Un journaliste décrivit Melanson comme « l'un de ces bons ouvriers qui restent trop cachés » . À sa mort le 20 mai 1957, Melanson était une personnalité si importante que peu de gens se souvenaient que son chemin vers la notoriété avait commencé dans les ateliers ferroviaires et le mouvement ouvrier. Néanmoins, il continua de s'intéresser aux questions ouvrières jusqu'à la fin. En janvier 1940, il assista à la convention de la Fédération du travail en tant que délégué de la section locale 51 du Moncton's Civic Employees Federal Union (Fédération des employés municipaux de Moncton), le précurseur de la section locale 51 du Canadian Union of Public Employees (Syndicat canadien de la fonction publique). En 1944, il fut nommé à la Commission de la Fonction publique, l'organisme responsable de l'embauche des fonctionnaires provinciaux, poste qu'il occupait encore durant les dernières années de sa vie.
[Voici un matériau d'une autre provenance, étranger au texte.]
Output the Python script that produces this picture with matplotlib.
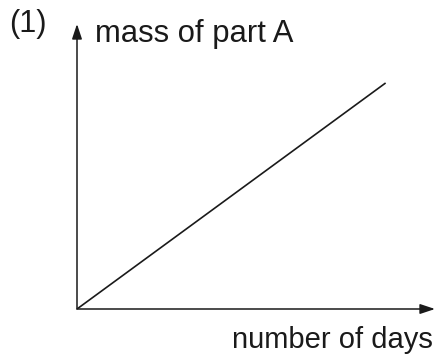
import matplotlib
matplotlib.use("Agg")
import matplotlib.pyplot as plt

# data
days = [0, 10]
mass = [0, 9.2]
x_label = "number of days"
y_label = "mass of part A"
panel_label = "(1)"

W, H = 441, 358
fig = plt.figure(figsize=(W / 100, H / 100), dpi=100)
plt.rcParams['font.family'] = ['Liberation Sans', 'DejaVu Sans']

ox, oy = 77, 309
ax = fig.add_axes([ox / W, (H - oy) / H, (435 - ox) / W, (oy - 24) / H])
ax.set_xlim(0, 11.6)
ax.set_ylim(0, 11.6)
ax.axis('off')

col = '#1a1a1a'
ax.plot(days, mass, color=col, lw=1.2, solid_capstyle='butt')

arrow_kw = dict(arrowstyle='-|>,head_length=0.9,head_width=0.3', color=col, lw=1.1,
                shrinkA=0, shrinkB=0)
ax.annotate('', xy=(1, 0), xytext=(0, 0), xycoords='axes fraction',
            textcoords='axes fraction', arrowprops=arrow_kw)
ax.annotate('', xy=(0, 1), xytext=(0, 0), xycoords='axes fraction',
            textcoords='axes fraction', arrowprops=arrow_kw)

fig.text(9 / W, 1 - 32 / H, panel_label, fontsize=22, color=col, va='baseline', ha='left')
fig.text(95 / W, 1 - 42 / H, y_label, fontsize=22.3, color=col, va='baseline', ha='left')
fig.text(433 / W, 1 - 348 / H, x_label, fontsize=21, color=col, va='baseline', ha='right')

fig.savefig('out.png', dpi=100, facecolor='white')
Moins d'un an avant sa mort, Melanson assista à la 44e assemblée annuelle de la New Brunswick Federation of Labour (Fédération du travail du Nouveau-Brunswick) en août 1956, où il reçut un accueil enthousiaste en tant que seul ancien président encore vivant de l'organisme. À cette époque où la Fédération du travail s'apprêtait à fusionner avec le Conseil du travail du Nouveau-Brunswick afin de devenir plus inclusive, Melanson représentait un lien important avec les premiers jours de l'organisme.